**Data extract**
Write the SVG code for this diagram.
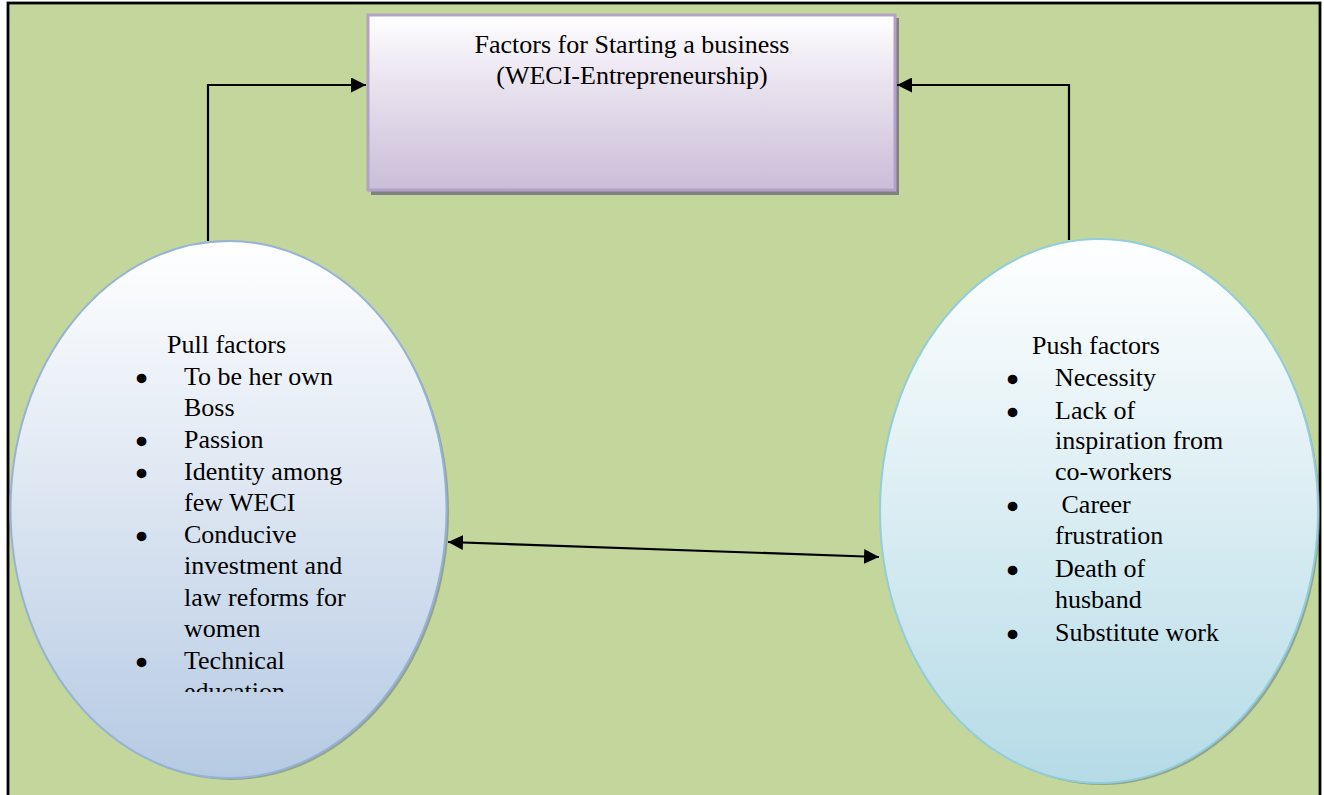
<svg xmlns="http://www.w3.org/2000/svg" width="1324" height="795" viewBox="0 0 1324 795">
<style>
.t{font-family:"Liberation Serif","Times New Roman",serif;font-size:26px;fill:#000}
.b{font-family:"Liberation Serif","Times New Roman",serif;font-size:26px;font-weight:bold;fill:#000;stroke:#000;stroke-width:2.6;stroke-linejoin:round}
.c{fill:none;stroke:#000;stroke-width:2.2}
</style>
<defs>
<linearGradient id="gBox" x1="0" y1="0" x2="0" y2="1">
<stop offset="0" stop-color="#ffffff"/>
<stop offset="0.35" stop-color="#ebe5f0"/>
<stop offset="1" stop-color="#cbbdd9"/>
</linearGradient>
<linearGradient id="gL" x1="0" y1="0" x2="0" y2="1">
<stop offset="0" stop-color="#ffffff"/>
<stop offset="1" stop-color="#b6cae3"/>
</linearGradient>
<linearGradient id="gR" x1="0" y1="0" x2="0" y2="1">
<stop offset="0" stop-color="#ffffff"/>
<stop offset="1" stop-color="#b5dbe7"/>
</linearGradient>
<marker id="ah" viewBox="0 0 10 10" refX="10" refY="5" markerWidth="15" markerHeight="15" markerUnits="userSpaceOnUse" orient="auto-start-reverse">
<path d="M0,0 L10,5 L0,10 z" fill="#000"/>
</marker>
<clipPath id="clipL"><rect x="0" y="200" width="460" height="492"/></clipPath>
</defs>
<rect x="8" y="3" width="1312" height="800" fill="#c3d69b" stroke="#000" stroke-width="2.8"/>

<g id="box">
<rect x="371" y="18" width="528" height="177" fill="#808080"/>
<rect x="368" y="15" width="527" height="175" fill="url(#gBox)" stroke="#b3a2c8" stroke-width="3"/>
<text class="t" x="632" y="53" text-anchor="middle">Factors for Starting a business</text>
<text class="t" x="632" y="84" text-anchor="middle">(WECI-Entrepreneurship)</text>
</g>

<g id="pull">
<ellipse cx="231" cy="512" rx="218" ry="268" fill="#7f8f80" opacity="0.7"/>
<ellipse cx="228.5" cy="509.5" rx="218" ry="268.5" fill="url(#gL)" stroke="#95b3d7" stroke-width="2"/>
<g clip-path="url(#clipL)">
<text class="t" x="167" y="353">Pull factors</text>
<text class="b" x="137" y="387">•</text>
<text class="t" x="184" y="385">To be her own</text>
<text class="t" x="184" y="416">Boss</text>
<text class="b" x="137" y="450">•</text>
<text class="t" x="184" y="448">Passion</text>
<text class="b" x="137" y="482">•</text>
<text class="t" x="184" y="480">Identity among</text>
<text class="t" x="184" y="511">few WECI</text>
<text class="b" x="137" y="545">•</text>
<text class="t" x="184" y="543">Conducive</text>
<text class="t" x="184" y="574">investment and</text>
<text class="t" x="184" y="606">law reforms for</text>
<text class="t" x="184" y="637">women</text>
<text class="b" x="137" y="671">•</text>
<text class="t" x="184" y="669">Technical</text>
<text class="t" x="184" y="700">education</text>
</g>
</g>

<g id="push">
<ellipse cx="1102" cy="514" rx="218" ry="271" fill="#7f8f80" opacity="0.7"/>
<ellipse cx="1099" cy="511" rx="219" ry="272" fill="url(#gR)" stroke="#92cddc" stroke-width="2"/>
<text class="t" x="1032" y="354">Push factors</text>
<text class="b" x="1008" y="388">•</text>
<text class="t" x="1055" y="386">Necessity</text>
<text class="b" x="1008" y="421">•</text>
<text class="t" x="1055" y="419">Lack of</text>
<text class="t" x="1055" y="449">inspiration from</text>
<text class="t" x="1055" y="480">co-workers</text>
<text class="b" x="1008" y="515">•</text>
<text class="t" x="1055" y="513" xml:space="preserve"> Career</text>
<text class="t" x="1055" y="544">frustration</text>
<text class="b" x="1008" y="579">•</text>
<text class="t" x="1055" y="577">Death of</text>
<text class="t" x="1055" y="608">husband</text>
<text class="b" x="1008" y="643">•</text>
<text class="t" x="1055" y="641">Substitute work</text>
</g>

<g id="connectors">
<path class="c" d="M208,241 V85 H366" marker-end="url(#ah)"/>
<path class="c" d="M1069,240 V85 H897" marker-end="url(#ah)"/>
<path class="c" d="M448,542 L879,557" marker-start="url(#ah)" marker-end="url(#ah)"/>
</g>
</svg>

**Task to carry out**
Repeat the listing in full and exactly. Leave any pictures out.

**Solution to this problem**
Write the SVG code for this diagram.
<svg xmlns="http://www.w3.org/2000/svg" width="1324" height="795" viewBox="0 0 1324 795">
<style>
.t{font-family:"Liberation Serif","Times New Roman",serif;font-size:26px;fill:#000}
.b{font-family:"Liberation Serif","Times New Roman",serif;font-size:26px;font-weight:bold;fill:#000;stroke:#000;stroke-width:2.6;stroke-linejoin:round}
.c{fill:none;stroke:#000;stroke-width:2.2}
</style>
<defs>
<linearGradient id="gBox" x1="0" y1="0" x2="0" y2="1">
<stop offset="0" stop-color="#ffffff"/>
<stop offset="0.35" stop-color="#ebe5f0"/>
<stop offset="1" stop-color="#cbbdd9"/>
</linearGradient>
<linearGradient id="gL" x1="0" y1="0" x2="0" y2="1">
<stop offset="0" stop-color="#ffffff"/>
<stop offset="1" stop-color="#b6cae3"/>
</linearGradient>
<linearGradient id="gR" x1="0" y1="0" x2="0" y2="1">
<stop offset="0" stop-color="#ffffff"/>
<stop offset="1" stop-color="#b5dbe7"/>
</linearGradient>
<marker id="ah" viewBox="0 0 10 10" refX="10" refY="5" markerWidth="15" markerHeight="15" markerUnits="userSpaceOnUse" orient="auto-start-reverse">
<path d="M0,0 L10,5 L0,10 z" fill="#000"/>
</marker>
<clipPath id="clipL"><rect x="0" y="200" width="460" height="492"/></clipPath>
</defs>
<rect x="8" y="3" width="1312" height="800" fill="#c3d69b" stroke="#000" stroke-width="2.8"/>

<g id="box">
<rect x="371" y="18" width="528" height="177" fill="#808080"/>
<rect x="368" y="15" width="527" height="175" fill="url(#gBox)" stroke="#b3a2c8" stroke-width="3"/>
<text class="t" x="632" y="53" text-anchor="middle">Factors for Starting a business</text>
<text class="t" x="632" y="84" text-anchor="middle">(WECI-Entrepreneurship)</text>
</g>

<g id="pull">
<ellipse cx="231" cy="512" rx="218" ry="268" fill="#7f8f80" opacity="0.7"/>
<ellipse cx="228.5" cy="509.5" rx="218" ry="268.5" fill="url(#gL)" stroke="#95b3d7" stroke-width="2"/>
<g clip-path="url(#clipL)">
<text class="t" x="167" y="353">Pull factors</text>
<text class="b" x="137" y="387">•</text>
<text class="t" x="184" y="385">To be her own</text>
<text class="t" x="184" y="416">Boss</text>
<text class="b" x="137" y="450">•</text>
<text class="t" x="184" y="448">Passion</text>
<text class="b" x="137" y="482">•</text>
<text class="t" x="184" y="480">Identity among</text>
<text class="t" x="184" y="511">few WECI</text>
<text class="b" x="137" y="545">•</text>
<text class="t" x="184" y="543">Conducive</text>
<text class="t" x="184" y="574">investment and</text>
<text class="t" x="184" y="606">law reforms for</text>
<text class="t" x="184" y="637">women</text>
<text class="b" x="137" y="671">•</text>
<text class="t" x="184" y="669">Technical</text>
<text class="t" x="184" y="700">education</text>
</g>
</g>

<g id="push">
<ellipse cx="1102" cy="514" rx="218" ry="271" fill="#7f8f80" opacity="0.7"/>
<ellipse cx="1099" cy="511" rx="219" ry="272" fill="url(#gR)" stroke="#92cddc" stroke-width="2"/>
<text class="t" x="1032" y="354">Push factors</text>
<text class="b" x="1008" y="388">•</text>
<text class="t" x="1055" y="386">Necessity</text>
<text class="b" x="1008" y="421">•</text>
<text class="t" x="1055" y="419">Lack of</text>
<text class="t" x="1055" y="449">inspiration from</text>
<text class="t" x="1055" y="480">co-workers</text>
<text class="b" x="1008" y="515">•</text>
<text class="t" x="1055" y="513" xml:space="preserve"> Career</text>
<text class="t" x="1055" y="544">frustration</text>
<text class="b" x="1008" y="579">•</text>
<text class="t" x="1055" y="577">Death of</text>
<text class="t" x="1055" y="608">husband</text>
<text class="b" x="1008" y="643">•</text>
<text class="t" x="1055" y="641">Substitute work</text>
</g>

<g id="connectors">
<path class="c" d="M208,241 V85 H366" marker-end="url(#ah)"/>
<path class="c" d="M1069,240 V85 H897" marker-end="url(#ah)"/>
<path class="c" d="M448,542 L879,557" marker-start="url(#ah)" marker-end="url(#ah)"/>
</g>
</svg>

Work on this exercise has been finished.